## WHAT IS EXPECTED
Copy the data below exactly, omitting any picture it contains.
● ● ● ●
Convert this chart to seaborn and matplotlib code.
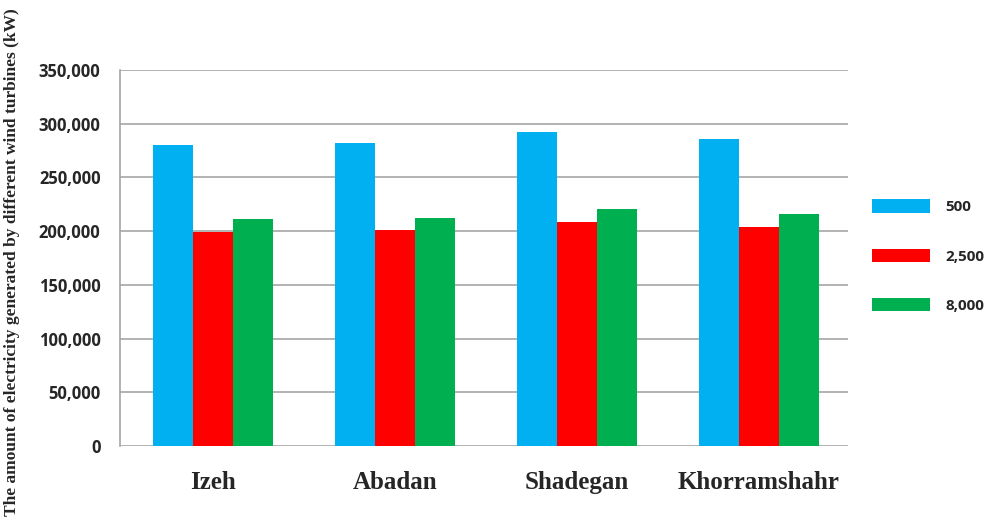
import pandas as pd
import numpy as np
import matplotlib
matplotlib.use("Agg")
import matplotlib.pyplot as plt
import seaborn as sns
from matplotlib.ticker import FuncFormatter

# datos
ciudades = ["Izeh", "Abadan", "Shadegan", "Khorramshahr"]
turbinas = ["500", "2,500", "8,000"]
val_500 = [280200, 281700, 292000, 285500]
val_2500 = [199500, 200700, 208200, 203500]
val_8000 = [211000, 212200, 220300, 215700]
colores = ["#00B0F0", "#FF0000", "#00B050"]

df = pd.DataFrame({
    "ciudad": ciudades * 3,
    "turbina": [turbinas[0]] * 4 + [turbinas[1]] * 4 + [turbinas[2]] * 4,
    "kw": val_500 + val_2500 + val_8000,
})

sns.set_style("white")
fig = plt.figure(figsize=(9.92, 5.23), dpi=100)
ax = fig.add_axes([120 / 992, 1 - 446 / 523, 728 / 992, 376 / 523])

sns.barplot(data=df, x="ciudad", y="kw", hue="turbina", palette=colores,
            width=0.66, saturation=1, linewidth=0, ax=ax, zorder=3)

ax.set_xlim(-0.51, 3.49)
ax.set_ylim(0, 350000)
ax.set_yticks(np.arange(0, 350001, 50000))
ax.yaxis.set_major_formatter(FuncFormatter(lambda v, p: f"{int(v):,}"))
ax.grid(axis="y", color="#A6A6A6", linewidth=1.2, zorder=0)
ax.set_axisbelow(True)
for s in ["top", "right", "bottom"]:
    ax.spines[s].set_visible(False)
ax.spines["left"].set_color("#A6A6A6")
ax.spines["left"].set_linewidth(1.2)
ax.tick_params(axis="y", length=6, color="#A6A6A6", width=1.2, pad=8)
ax.tick_params(axis="x", length=0, pad=18)

for t in ax.get_yticklabels():
    t.set_fontfamily("Open Sans")
    t.set_fontweight("bold")
    t.set_fontsize(12)
for t in ax.get_xticklabels():
    t.set_fontfamily("Liberation Serif")
    t.set_fontweight("bold")
    t.set_fontsize(18)

ax.set_xlabel("")
ax.set_ylabel("The amount of electricity generated by different wind turbines (kW)",
              fontfamily="Liberation Serif", fontweight="bold", fontsize=12.5)
ax.yaxis.set_label_coords(-0.138, 0.49)

leg = ax.legend(title=None, loc="center left", bbox_to_anchor=(1.025, 0.505),
                borderaxespad=0, frameon=False, handlelength=3.8, handleheight=0.95,
                labelspacing=2.25, handletextpad=1.0,
                prop={"family": "Open Sans", "weight": "bold", "size": 11})

plt.savefig("out.png", dpi=100)
plt.close()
● ● ● ●
## OUTPUT FOR THIS TASK
Convert this chart to seaborn and matplotlib code.
import pandas as pd
import numpy as np
import matplotlib
matplotlib.use("Agg")
import matplotlib.pyplot as plt
import seaborn as sns
from matplotlib.ticker import FuncFormatter

# datos
ciudades = ["Izeh", "Abadan", "Shadegan", "Khorramshahr"]
turbinas = ["500", "2,500", "8,000"]
val_500 = [280200, 281700, 292000, 285500]
val_2500 = [199500, 200700, 208200, 203500]
val_8000 = [211000, 212200, 220300, 215700]
colores = ["#00B0F0", "#FF0000", "#00B050"]

df = pd.DataFrame({
    "ciudad": ciudades * 3,
    "turbina": [turbinas[0]] * 4 + [turbinas[1]] * 4 + [turbinas[2]] * 4,
    "kw": val_500 + val_2500 + val_8000,
})

sns.set_style("white")
fig = plt.figure(figsize=(9.92, 5.23), dpi=100)
ax = fig.add_axes([120 / 992, 1 - 446 / 523, 728 / 992, 376 / 523])

sns.barplot(data=df, x="ciudad", y="kw", hue="turbina", palette=colores,
            width=0.66, saturation=1, linewidth=0, ax=ax, zorder=3)

ax.set_xlim(-0.51, 3.49)
ax.set_ylim(0, 350000)
ax.set_yticks(np.arange(0, 350001, 50000))
ax.yaxis.set_major_formatter(FuncFormatter(lambda v, p: f"{int(v):,}"))
ax.grid(axis="y", color="#A6A6A6", linewidth=1.2, zorder=0)
ax.set_axisbelow(True)
for s in ["top", "right", "bottom"]:
    ax.spines[s].set_visible(False)
ax.spines["left"].set_color("#A6A6A6")
ax.spines["left"].set_linewidth(1.2)
ax.tick_params(axis="y", length=6, color="#A6A6A6", width=1.2, pad=8)
ax.tick_params(axis="x", length=0, pad=18)

for t in ax.get_yticklabels():
    t.set_fontfamily("Open Sans")
    t.set_fontweight("bold")
    t.set_fontsize(12)
for t in ax.get_xticklabels():
    t.set_fontfamily("Liberation Serif")
    t.set_fontweight("bold")
    t.set_fontsize(18)

ax.set_xlabel("")
ax.set_ylabel("The amount of electricity generated by different wind turbines (kW)",
              fontfamily="Liberation Serif", fontweight="bold", fontsize=12.5)
ax.yaxis.set_label_coords(-0.138, 0.49)

leg = ax.legend(title=None, loc="center left", bbox_to_anchor=(1.025, 0.505),
                borderaxespad=0, frameon=False, handlelength=3.8, handleheight=0.95,
                labelspacing=2.25, handletextpad=1.0,
                prop={"family": "Open Sans", "weight": "bold", "size": 11})

plt.savefig("out.png", dpi=100)
plt.close()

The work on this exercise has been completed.